Seit 65 Jahren befindet sich mit der Nato-Airbase Incirlik mitten in Adana ein Zentrum der militärischen Vorherrschaft der Nato. Von dort aus wurden die Kriege im nahen Osten begonnen, und von dort kamen bis in die jüngste Zeit innenpolitische Impulse, die zuletzt im Putschversuch von 2016 mündeten. Adana ist ein Ort, an dem sich Erzählungen kreuzen, die wir so noch nicht zusammen zu denken gewöhnt sind.

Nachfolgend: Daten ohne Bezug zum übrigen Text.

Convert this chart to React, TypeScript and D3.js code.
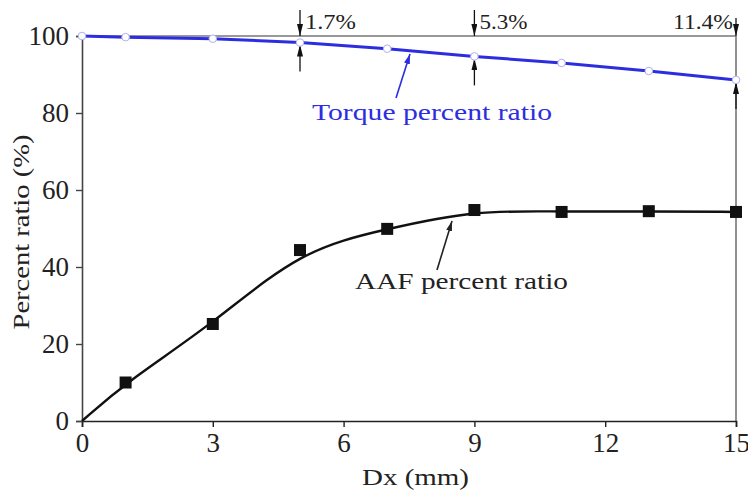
import React, { useEffect, useRef } from "react";
import * as d3 from "d3";

const dx = [0, 1, 3, 5, 7, 9, 11, 13, 15];
const aafRatio = [0, 10, 25.2, 44.4, 49.9, 54.8, 54.3, 54.5, 54.3];
const torqueRatio = [100, 99.7, 99.3, 98.3, 96.7, 94.7, 93, 90.9, 88.6];
const xTicks = [0, 3, 6, 9, 12, 15];
const yTicks = [0, 20, 40, 60, 80, 100];
const drops = [
  { x: 5, label: "1.7%", len: 51 },
  { x: 9, label: "5.3%", len: 48 },
  { x: 15, label: "11.4%", len: 60 },
];

const width = 748;
const height = 493;
const margin = { top: 36, right: 12, bottom: 72, left: 82 };
const font = "Liberation Serif";
const blue = "#2d2de0";

const App = () => {
  const xAxisRef = useRef<SVGGElement>(null);
  const yAxisRef = useRef<SVGGElement>(null);

  const x = d3.scaleLinear().domain([0, 15]).range([margin.left, width - margin.right]);
  const y = d3.scaleLinear().domain([0, 100]).range([height - margin.bottom, margin.top]);

  useEffect(() => {
    const xa = d3.select(xAxisRef.current);
    xa.selectAll("*").remove();
    xa.call(d3.axisBottom(x).tickValues(d3.range(1.5, 15, 3)).tickSize(4).tickFormat(() => ""));
    xa.call(d3.axisBottom(x).tickValues(xTicks).tickSize(6).tickPadding(6).tickFormat(d3.format("d")));
    xa.attr("font-family", font).attr("font-size", 27);
    xa.selectAll("path.domain").attr("stroke", "#222").attr("stroke-width", 1.6);
    xa.selectAll("line").attr("stroke", "#222").attr("stroke-width", 1.4);
    xa.selectAll("text").attr("fill", "#222");

    const ya = d3.select(yAxisRef.current);
    ya.selectAll("*").remove();
    ya.call(d3.axisLeft(y).tickValues(d3.range(10, 100, 20)).tickSize(3).tickFormat(() => ""));
    ya.call(d3.axisLeft(y).tickValues(yTicks).tickSize(6).tickPadding(7).tickFormat(d3.format("d")));
    ya.attr("font-family", font).attr("font-size", 27);
    ya.selectAll("path.domain").attr("stroke", "#444").attr("stroke-width", 1.6);
    ya.selectAll("line").attr("stroke", "#444").attr("stroke-width", 1.4);
    ya.selectAll("text").attr("fill", "#222");
  }, []);

  const pts = dx.map((d, i) => ({ x: d, aaf: aafRatio[i], tq: torqueRatio[i] }));

  const aafLine = d3
    .line<{ x: number; aaf: number }>()
    .x((d) => x(d.x))
    .y((d) => y(d.aaf))
    .curve(d3.curveBasis);

  const torqueLine = d3
    .line<{ x: number; tq: number }>()
    .x((d) => x(d.x))
    .y((d) => y(d.tq));

  return (
    <svg
      width={width}
      height={height}
      fontFamily={font}
      style={{ position: "absolute", left: 0, top: 0, background: "#fff" }}
    >
      <defs>
        <marker id="ah" viewBox="0 0 12 6" refX="12" refY="3" markerWidth="12" markerHeight="6" markerUnits="userSpaceOnUse" orient="auto">
          <path d="M0,0 L12,3 L0,6 z" fill="#111" />
        </marker>
        <marker id="ahb" viewBox="0 0 10 6" refX="10" refY="3" markerWidth="10" markerHeight="6" markerUnits="userSpaceOnUse" orient="auto">
          <path d="M0,0 L10,3 L0,6 z" fill={blue} />
        </marker>
        <marker id="ahk" viewBox="0 0 10 6" refX="10" refY="3" markerWidth="10" markerHeight="6" markerUnits="userSpaceOnUse" orient="auto">
          <path d="M0,0 L10,3 L0,6 z" fill="#222" />
        </marker>
      </defs>

      {/* frame top and right */}
      <line x1={x(0)} x2={x(15)} y1={y(100)} y2={y(100)} stroke="#777" strokeWidth={1.6} />
      <line x1={x(15)} x2={x(15)} y1={y(100)} y2={y(0)} stroke="#777" strokeWidth={1.6} />

      <g ref={xAxisRef} transform={`translate(0,${y(0)})`} />
      <g ref={yAxisRef} transform={`translate(${x(0)},0)`} />

      {/* drop annotations */}
      {drops.map((d) => {
        const tq = torqueRatio[dx.indexOf(d.x)];
        const last = d.x === 15;
        return (
          <g key={d.label}>
            <line x1={x(d.x)} x2={x(d.x)} y1={last ? 18 : 10} y2={y(100)} stroke="#111" strokeWidth={1.3} markerEnd="url(#ah)" />
            <line x1={x(d.x)} x2={x(d.x)} y1={y(tq) + 29} y2={y(tq) + 2} stroke="#111" strokeWidth={1.3} markerEnd="url(#ah)" />
            <text
              x={last ? x(d.x) - d.len - 3 : x(d.x) + 5}
              y={29}
              textLength={d.len}
              lengthAdjust="spacingAndGlyphs"
              fontSize={22}
              fill="#222"
            >
              {d.label}
            </text>
          </g>
        );
      })}

      <path d={torqueLine(pts) || ""} fill="none" stroke={blue} strokeWidth={3} />
      {pts.map((d) => (
        <circle key={"t" + d.x} cx={x(d.x)} cy={y(d.tq)} r={3.8} fill="#fff" stroke="#b0b0ee" strokeWidth={1} />
      ))}

      <path d={aafLine(pts) || ""} fill="none" stroke="#111" strokeWidth={2.4} />
      {pts.slice(1).map((d) => (
        <rect key={"a" + d.x} x={x(d.x) - 6} y={y(d.aaf) - 6} width={12} height={12} fill="#111" />
      ))}

      {/* series labels */}
      <line x1={396} y1={98} x2={410} y2={54} stroke={blue} strokeWidth={1.6} markerEnd="url(#ahb)" />
      <text x={312} y={120} fontSize={23} fill={blue} textLength={240} lengthAdjust="spacingAndGlyphs">
        Torque percent ratio
      </text>
      <line x1={437} y1={270} x2={452} y2={221} stroke="#222" strokeWidth={1.6} markerEnd="url(#ahk)" />
      <text x={355} y={289} fontSize={23} fill="#222" textLength={213} lengthAdjust="spacingAndGlyphs">
        AAF percent ratio
      </text>

      <text
        transform={`translate(29,${232}) rotate(-90)`}
        textAnchor="middle"
        fontSize={24}
        fill="#222"
        textLength={195}
        lengthAdjust="spacingAndGlyphs"
      >
        Percent ratio (%)
      </text>
      <text x={362} y={485} fontSize={24} fill="#222" textLength={107} lengthAdjust="spacingAndGlyphs">
        Dx (mm)
      </text>
    </svg>
  );
};

export default App;
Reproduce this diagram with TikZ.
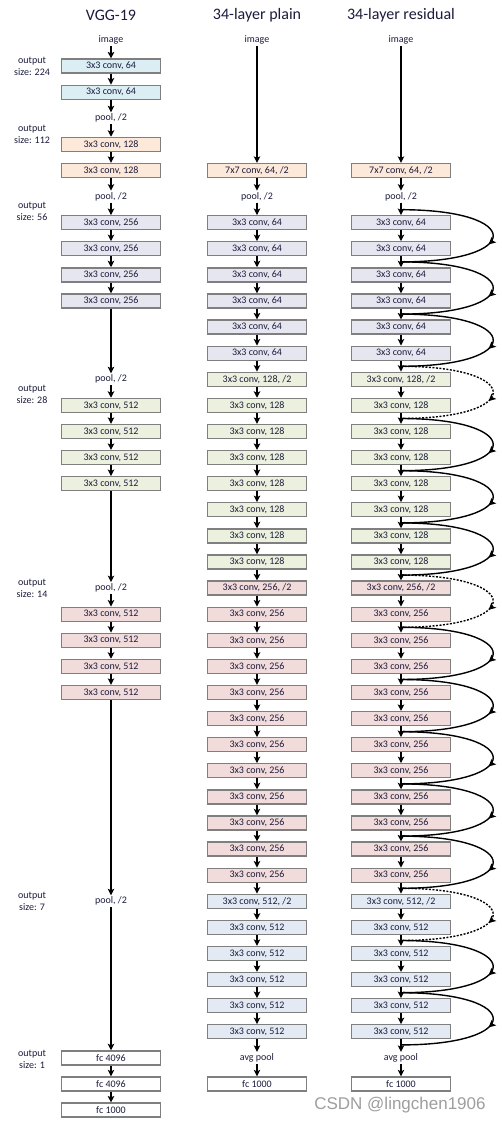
\documentclass[tikz,border=0pt]{standalone}
\usepackage{fontspec}
\setmainfont{Carlito}
\newfontfamily\wmfont{Liberation Sans}
\usetikzlibrary{arrows.meta,decorations.markings,calc}
\definecolor{cblue}{HTML}{DAEEF3}
\definecolor{corange}{HTML}{FDE9D9}
\definecolor{clav}{HTML}{E6E6F0}
\definecolor{cgreen}{HTML}{EBF1DE}
\definecolor{cpink}{HTML}{F2DCDB}
\definecolor{csteel}{HTML}{E4EAF4}
\definecolor{cborder}{HTML}{7F7F7F}
\definecolor{ctxt}{HTML}{1C1C3C}
\newcommand{\rowy}[1]{40+26.1*(#1)}
\begin{document}
\begin{tikzpicture}[x=1pt,y=-1pt,
  box/.style={draw=cborder, line width=1.3pt, minimum width=99pt, minimum height=14pt, inner sep=0pt, text=ctxt, font=\fontsize{10}{12}\selectfont},
  lbl/.style={inner sep=1.5pt, text=ctxt, font=\fontsize{10}{12}\selectfont, align=center},
  ttl/.style={inner sep=0pt, text=ctxt, font=\fontsize{16}{19}\selectfont},
  arr/.style={-{Stealth[length=6.5pt,width=6.5pt,inset=1.5pt]}, line width=1.4pt},
  resarc/.style={line width=1.4pt, postaction={decorate},
    decoration={markings, mark=at position 0.55 with {\arrow{Stealth[length=7pt,width=7pt,inset=1.5pt]}}}},
  resarcdash/.style={resarc, dash pattern=on 2pt off 1.5pt}
]
\useasboundingbox[fill=white] (0,0) rectangle (502,1124);

% titles
\node[ttl] (t1) at (111,15) {VGG-19};
\node[ttl] (t2) at (257,15) {34-layer plain};
\node[ttl] (t3) at (401,15) {34-layer residual};

% output size labels
\node[lbl] (o1) at (32,66) {output\\size: 224};
\node[lbl] (o2) at (32,134) {output\\size: 112};
\node[lbl] (o3) at (32,211) {output\\size: 56};
\node[lbl] (o4) at (32,394) {output\\size: 28};
\node[lbl] (o5) at (32,588) {output\\size: 14};
\node[lbl] (o6) at (32,901) {output\\size: 7};
\node[lbl] (o7) at (32,1059) {output\\size: 1};

% VGG-19
\node[lbl] (v0) at (111,{\rowy{0}}) {image};
\node[box,fill=cblue] (v1) at (111,{\rowy{1}}) {3x3 conv, 64};
\node[box,fill=cblue] (v2) at (111,{\rowy{2}}) {3x3 conv, 64};
\node[lbl] (v3) at (111,{\rowy{3}}) {pool, /2};
\node[box,fill=corange] (v4) at (111,{\rowy{4}}) {3x3 conv, 128};
\node[box,fill=corange] (v5) at (111,{\rowy{5}}) {3x3 conv, 128};
\node[lbl] (v6) at (111,{\rowy{6}}) {pool, /2};
\foreach \k in {7,...,10} {\node[box,fill=clav] (v\k) at (111,{\rowy{\k}}) {3x3 conv, 256};}
\node[lbl] (v13) at (111,{\rowy{13}}) {pool, /2};
\foreach \k in {14,...,17} {\node[box,fill=cgreen] (v\k) at (111,{\rowy{\k}}) {3x3 conv, 512};}
\node[lbl] (v21) at (111,{\rowy{21}}) {pool, /2};
\foreach \k in {22,...,25} {\node[box,fill=cpink] (v\k) at (111,{\rowy{\k}}) {3x3 conv, 512};}
\node[lbl] (v33) at (111,{\rowy{33}}) {pool, /2};
\node[box,fill=white] (v39) at (111,{\rowy{39}}) {fc 4096};
\node[box,fill=white] (v40) at (111,{\rowy{40}}) {fc 4096};
\node[box,fill=white] (v41) at (111,{\rowy{41}}) {fc 1000};

\foreach \a/\b in {0/1,1/2,2/3,3/4,4/5,5/6,6/7,7/8,8/9,9/10,10/13,13/14,14/15,15/16,16/17,17/21,21/22,22/23,23/24,24/25,25/33,33/39,39/40,40/41}
  {\draw[arr] (v\a) -- (v\b);}

% plain and residual columns
\foreach \cx/\c in {257/p,401/r} {
  \node[lbl] (\c0) at (\cx,{\rowy{0}}) {image};
  \node[box,fill=corange] (\c5) at (\cx,{\rowy{5}}) {7x7 conv, 64, /2};
  \node[lbl] (\c6) at (\cx,{\rowy{6}}) {pool, /2};
  \foreach \k in {7,...,12} {\node[box,fill=clav] (\c\k) at (\cx,{\rowy{\k}}) {3x3 conv, 64};}
  \node[box,fill=cgreen] (\c13) at (\cx,{\rowy{13}}) {3x3 conv, 128, /2};
  \foreach \k in {14,...,20} {\node[box,fill=cgreen] (\c\k) at (\cx,{\rowy{\k}}) {3x3 conv, 128};}
  \node[box,fill=cpink] (\c21) at (\cx,{\rowy{21}}) {3x3 conv, 256, /2};
  \foreach \k in {22,...,32} {\node[box,fill=cpink] (\c\k) at (\cx,{\rowy{\k}}) {3x3 conv, 256};}
  \node[box,fill=csteel] (\c33) at (\cx,{\rowy{33}}) {3x3 conv, 512, /2};
  \foreach \k in {34,...,38} {\node[box,fill=csteel] (\c\k) at (\cx,{\rowy{\k}}) {3x3 conv, 512};}
  \node[lbl] (\c39) at (\cx,{\rowy{39}}) {avg pool};
  \node[box,fill=white] (\c40) at (\cx,{\rowy{40}}) {fc 1000};
  \draw[arr] (\c0) -- (\c5);
  \foreach \k [evaluate=\k as \n using int(\k+1)] in {5,...,39} {\draw[arr] (\c\k) -- (\c\n);}
}

% residual shortcuts
\foreach \k in {7,9,...,39} {\coordinate (j\k) at (401,{\rowy{\k}-13});}
\foreach \k [evaluate=\k as \n using int(\k+2)] in {7,9,11,15,17,19,23,25,27,29,31,35,37}
  {\draw[resarc] (j\k) .. controls +(123,0) and +(123,0) .. (j\n);}
\foreach \k [evaluate=\k as \n using int(\k+2)] in {13,21,33}
  {\draw[resarcdash] (j\k) .. controls +(123,0) and +(123,0) .. (j\n);}

% watermark
\node[inner sep=0pt, text=black!38, font=\wmfont\fontsize{17}{20}\selectfont] (wm) at (400,1105) {CSDN @lingchen1906};
\end{tikzpicture}
\end{document}
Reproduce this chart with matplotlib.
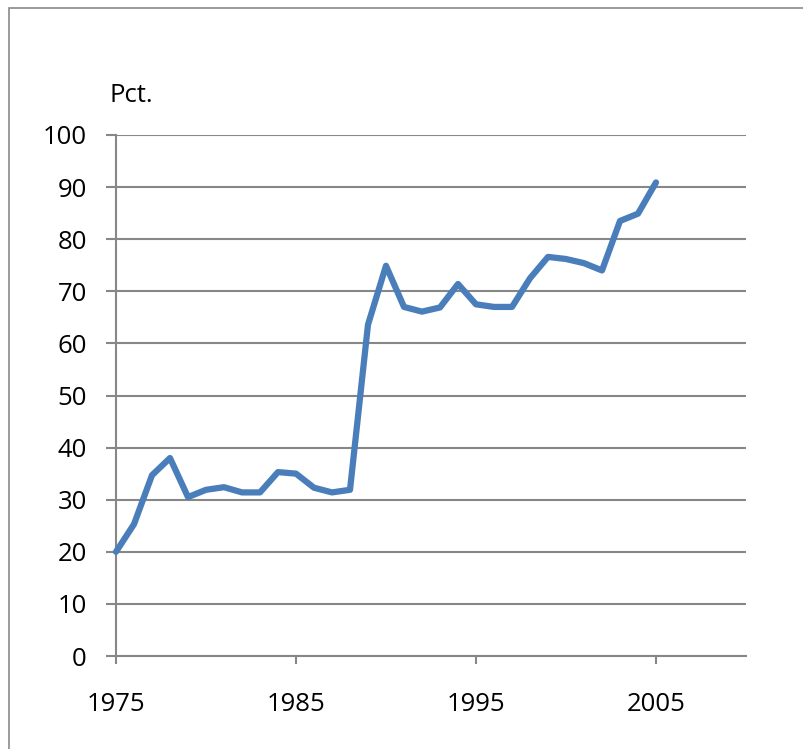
import matplotlib
matplotlib.use("Agg")
import matplotlib.pyplot as plt
from matplotlib.patches import Rectangle

plt.rcParams["font.family"] = ["Open Sans", "DejaVu Sans"]

years = list(range(1975, 2006))
pct = [20.0, 25.3, 34.7, 38.0, 30.5, 31.9, 32.4, 31.4, 31.4, 35.3,
       35.0, 32.3, 31.4, 31.9, 63.6, 74.9, 67.0, 66.1, 66.9, 71.4,
       67.5, 67.0, 67.0, 72.5, 76.6, 76.2, 75.4, 74.0, 83.5, 84.9,
       90.9]
x_ticks = [1975, 1985, 1995, 2005]
y_ticks = list(range(0, 101, 10))

W, H = 804, 749
fig = plt.figure(figsize=(W / 100, H / 100), dpi=100)
fig.patches.append(Rectangle((9 / W, -0.1), 1.2, 1 - 8 / H + 0.1, transform=fig.transFigure,
                             fill=False, edgecolor="#8a8a8a", linewidth=1.2))

ax = fig.add_axes([116 / W, 1 - 656 / H, (746 - 116) / W, (656 - 135) / H])
grid_col = "#878787"
ax.set_xlim(1975, 2010)
ax.set_ylim(0, 100)
ax.set_yticks(y_ticks)
ax.set_xticks(x_ticks)
ax.grid(axis="y", color=grid_col, linewidth=1.5)
ax.set_axisbelow(True)
for s in ["top", "right"]:
    ax.spines[s].set_visible(False)
for s in ["left", "bottom"]:
    ax.spines[s].set_color(grid_col)
    ax.spines[s].set_linewidth(1.5)
ax.tick_params(axis="y", length=7, width=1.5, color=grid_col, pad=14, labelsize=18.5)
ax.tick_params(axis="x", length=6, width=1.5, color=grid_col, pad=20, labelsize=18.5)

ax.plot(years, pct, color="#4a7ebb", linewidth=4.5, solid_joinstyle="round",
        solid_capstyle="round", clip_on=False, zorder=3)

fig.text(110 / W, 1 - 102 / H, "Pct.", fontsize=18.5, ha="left", va="baseline")

fig.savefig("out.png", dpi=100)
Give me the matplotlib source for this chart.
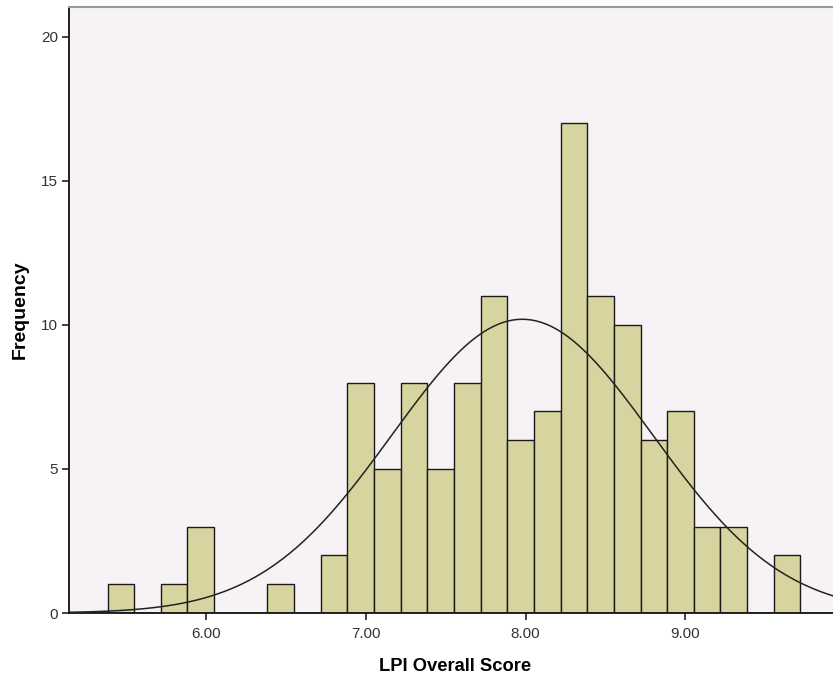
import numpy as np
import matplotlib.pyplot as plt

plt.rcParams["font.family"] = ["Liberation Sans", "DejaVu Sans"]

# histogram bins (width 1/6) and counts
bin_start = 5.386
bin_width = 1.0 / 6.0
counts = [1, 0, 1, 3, 0, 0, 1, 0, 2, 8, 5, 8, 5, 8, 11, 6, 7, 17, 11, 10, 6, 7, 3, 3, 0, 2]

# normal curve parameters
mean = 7.98
sd = 0.815
n_total = sum(counts)

xticks = [6.0, 7.0, 8.0, 9.0]
yticks = [0, 5, 10, 15, 20]

edges = bin_start + bin_width * np.arange(len(counts) + 1)

fig = plt.figure(figsize=(8.33, 6.79), dpi=100)
ax = fig.add_axes([0.0828, 0.0972, 0.9172 + 0.01, 0.8925])
ax.set_facecolor("#F6F2F6")

ax.bar(edges[:-1], counts, width=bin_width, align="edge",
       color="#D8D4A0", edgecolor="#1a1a1a", linewidth=1.0, zorder=2)

xs = np.linspace(5.14, 10.0, 400)
ys = n_total * bin_width / (sd * np.sqrt(2 * np.pi)) * np.exp(-0.5 * ((xs - mean) / sd) ** 2)
ax.plot(xs, ys, color="#222222", linewidth=1.1, zorder=3)

ax.set_xlim(5.145, 9.975)
ax.set_ylim(0, 21.04)
ax.set_xticks(xticks)
ax.set_xticklabels(["%.2f" % t for t in xticks])
ax.set_yticks(yticks)

ax.tick_params(direction="out", length=5, width=1.2, colors="#222222",
               labelsize=11, labelcolor="#333333", pad=3)
ax.tick_params(axis="x", pad=5)
ax.spines["left"].set_color("#111111")
ax.spines["bottom"].set_color("#111111")
ax.spines["left"].set_linewidth(1.3)
ax.spines["bottom"].set_linewidth(1.3)
ax.spines["top"].set_color("#999999")
ax.spines["top"].set_linewidth(1.5)
ax.spines["right"].set_visible(False)

ax.set_xlabel("LPI Overall Score", fontsize=13.2, fontweight="bold", labelpad=12)
ax.set_ylabel("Frequency", fontsize=14, fontweight="bold", labelpad=9)

fig.savefig("out.png", dpi=100)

John steht als Figur für die Unberechenbarkeit, die die zahlreichen Kriege  im nahen Osten um Macht und Ressourcen nach sich ziehen. Er steht als militärischer Vertreter einer imperialistischen Großmacht aber auch in einer gewissen militärischen Tradition, die die Assyrer als erstes extrem expansives, imperialistisch agierendes Großreich begründet haben. In gewisser Weise stehen alle Kriegsparteien im Zweistromland ihren Ursprüngen gegenüber und zerstören diese (durch Bombardierungen, Gefechte usw.), in dem sie sich in ihrer Kontinuität bewegen. Das fand ich während meiner Recherchen spannend: der Krieg beseitigt seine eigene Kulturgeschichte. John verkörpert in gewisser Weise die Schattenseite unseres Explorationsdrangs, was nicht bedeutet, dass er weniger menschlich ist als die anderen Figuren. Ich schätze diese Figur, ich mag sie. Sie verkörpert Erinnerung und Erfahrung, die zwar schmerzhaft ist, die aber auch Wissen produziert. Wissen über den Zusammenhang von Leben und Tod, über das Verhältnis von Ideen und Körpern usw.